[Set problem]
Copy out the material below in full, but not its images.

[Data extract]
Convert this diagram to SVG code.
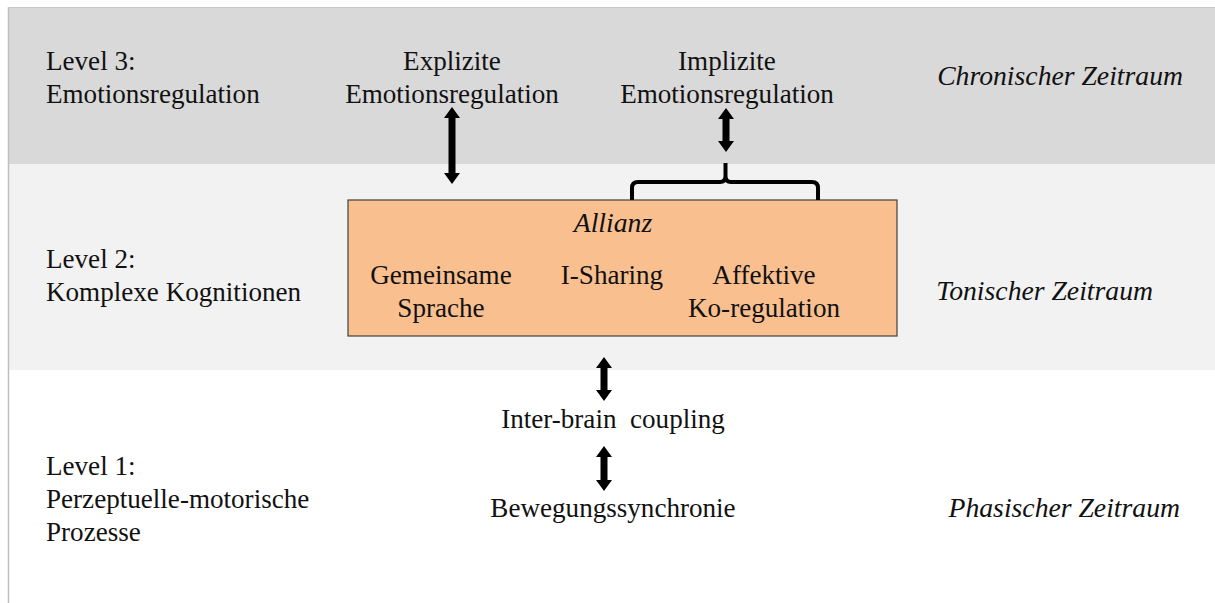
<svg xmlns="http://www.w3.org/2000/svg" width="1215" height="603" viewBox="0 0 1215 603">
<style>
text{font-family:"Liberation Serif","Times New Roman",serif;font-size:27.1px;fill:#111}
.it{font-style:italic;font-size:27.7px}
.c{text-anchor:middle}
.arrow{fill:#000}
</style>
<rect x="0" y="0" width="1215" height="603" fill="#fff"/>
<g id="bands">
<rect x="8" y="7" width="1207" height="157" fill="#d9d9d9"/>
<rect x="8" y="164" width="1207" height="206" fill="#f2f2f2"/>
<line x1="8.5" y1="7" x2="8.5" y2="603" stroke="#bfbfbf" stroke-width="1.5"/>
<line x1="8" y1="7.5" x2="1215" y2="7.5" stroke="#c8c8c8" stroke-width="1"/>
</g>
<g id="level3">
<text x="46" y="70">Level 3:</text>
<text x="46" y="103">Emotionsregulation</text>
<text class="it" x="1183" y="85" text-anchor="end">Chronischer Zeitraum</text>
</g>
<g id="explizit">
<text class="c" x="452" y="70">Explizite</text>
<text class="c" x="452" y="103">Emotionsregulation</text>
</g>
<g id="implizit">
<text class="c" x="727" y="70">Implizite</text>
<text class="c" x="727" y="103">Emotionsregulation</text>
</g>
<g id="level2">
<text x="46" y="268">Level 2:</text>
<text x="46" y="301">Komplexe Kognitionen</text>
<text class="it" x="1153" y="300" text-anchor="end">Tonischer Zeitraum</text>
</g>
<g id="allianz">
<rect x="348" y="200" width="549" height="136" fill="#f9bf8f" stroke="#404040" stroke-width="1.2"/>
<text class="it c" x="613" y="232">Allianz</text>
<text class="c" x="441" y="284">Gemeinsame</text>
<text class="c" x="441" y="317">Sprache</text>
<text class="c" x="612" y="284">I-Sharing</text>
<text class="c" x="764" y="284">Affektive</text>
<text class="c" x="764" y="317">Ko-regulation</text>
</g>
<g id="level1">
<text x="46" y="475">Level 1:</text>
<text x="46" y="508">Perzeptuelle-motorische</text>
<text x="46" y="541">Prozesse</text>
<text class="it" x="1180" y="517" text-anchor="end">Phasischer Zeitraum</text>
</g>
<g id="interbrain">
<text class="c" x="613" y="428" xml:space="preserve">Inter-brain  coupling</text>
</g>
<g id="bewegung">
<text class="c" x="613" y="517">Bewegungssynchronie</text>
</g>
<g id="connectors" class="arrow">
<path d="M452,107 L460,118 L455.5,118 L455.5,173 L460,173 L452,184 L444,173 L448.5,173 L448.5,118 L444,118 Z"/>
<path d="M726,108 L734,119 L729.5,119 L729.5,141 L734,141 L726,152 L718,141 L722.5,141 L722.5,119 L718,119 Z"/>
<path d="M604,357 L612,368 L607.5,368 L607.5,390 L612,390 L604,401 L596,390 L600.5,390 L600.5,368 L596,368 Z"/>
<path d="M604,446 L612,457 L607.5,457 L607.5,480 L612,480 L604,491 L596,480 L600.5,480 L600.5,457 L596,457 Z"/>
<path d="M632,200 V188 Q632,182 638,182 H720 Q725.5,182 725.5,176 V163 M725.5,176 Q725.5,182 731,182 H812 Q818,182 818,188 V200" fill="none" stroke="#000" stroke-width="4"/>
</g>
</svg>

[Result for this task]
Convert this diagram to SVG code.
<svg xmlns="http://www.w3.org/2000/svg" width="1215" height="603" viewBox="0 0 1215 603">
<style>
text{font-family:"Liberation Serif","Times New Roman",serif;font-size:27.1px;fill:#111}
.it{font-style:italic;font-size:27.7px}
.c{text-anchor:middle}
.arrow{fill:#000}
</style>
<rect x="0" y="0" width="1215" height="603" fill="#fff"/>
<g id="bands">
<rect x="8" y="7" width="1207" height="157" fill="#d9d9d9"/>
<rect x="8" y="164" width="1207" height="206" fill="#f2f2f2"/>
<line x1="8.5" y1="7" x2="8.5" y2="603" stroke="#bfbfbf" stroke-width="1.5"/>
<line x1="8" y1="7.5" x2="1215" y2="7.5" stroke="#c8c8c8" stroke-width="1"/>
</g>
<g id="level3">
<text x="46" y="70">Level 3:</text>
<text x="46" y="103">Emotionsregulation</text>
<text class="it" x="1183" y="85" text-anchor="end">Chronischer Zeitraum</text>
</g>
<g id="explizit">
<text class="c" x="452" y="70">Explizite</text>
<text class="c" x="452" y="103">Emotionsregulation</text>
</g>
<g id="implizit">
<text class="c" x="727" y="70">Implizite</text>
<text class="c" x="727" y="103">Emotionsregulation</text>
</g>
<g id="level2">
<text x="46" y="268">Level 2:</text>
<text x="46" y="301">Komplexe Kognitionen</text>
<text class="it" x="1153" y="300" text-anchor="end">Tonischer Zeitraum</text>
</g>
<g id="allianz">
<rect x="348" y="200" width="549" height="136" fill="#f9bf8f" stroke="#404040" stroke-width="1.2"/>
<text class="it c" x="613" y="232">Allianz</text>
<text class="c" x="441" y="284">Gemeinsame</text>
<text class="c" x="441" y="317">Sprache</text>
<text class="c" x="612" y="284">I-Sharing</text>
<text class="c" x="764" y="284">Affektive</text>
<text class="c" x="764" y="317">Ko-regulation</text>
</g>
<g id="level1">
<text x="46" y="475">Level 1:</text>
<text x="46" y="508">Perzeptuelle-motorische</text>
<text x="46" y="541">Prozesse</text>
<text class="it" x="1180" y="517" text-anchor="end">Phasischer Zeitraum</text>
</g>
<g id="interbrain">
<text class="c" x="613" y="428" xml:space="preserve">Inter-brain  coupling</text>
</g>
<g id="bewegung">
<text class="c" x="613" y="517">Bewegungssynchronie</text>
</g>
<g id="connectors" class="arrow">
<path d="M452,107 L460,118 L455.5,118 L455.5,173 L460,173 L452,184 L444,173 L448.5,173 L448.5,118 L444,118 Z"/>
<path d="M726,108 L734,119 L729.5,119 L729.5,141 L734,141 L726,152 L718,141 L722.5,141 L722.5,119 L718,119 Z"/>
<path d="M604,357 L612,368 L607.5,368 L607.5,390 L612,390 L604,401 L596,390 L600.5,390 L600.5,368 L596,368 Z"/>
<path d="M604,446 L612,457 L607.5,457 L607.5,480 L612,480 L604,491 L596,480 L600.5,480 L600.5,457 L596,457 Z"/>
<path d="M632,200 V188 Q632,182 638,182 H720 Q725.5,182 725.5,176 V163 M725.5,176 Q725.5,182 731,182 H812 Q818,182 818,188 V200" fill="none" stroke="#000" stroke-width="4"/>
</g>
</svg>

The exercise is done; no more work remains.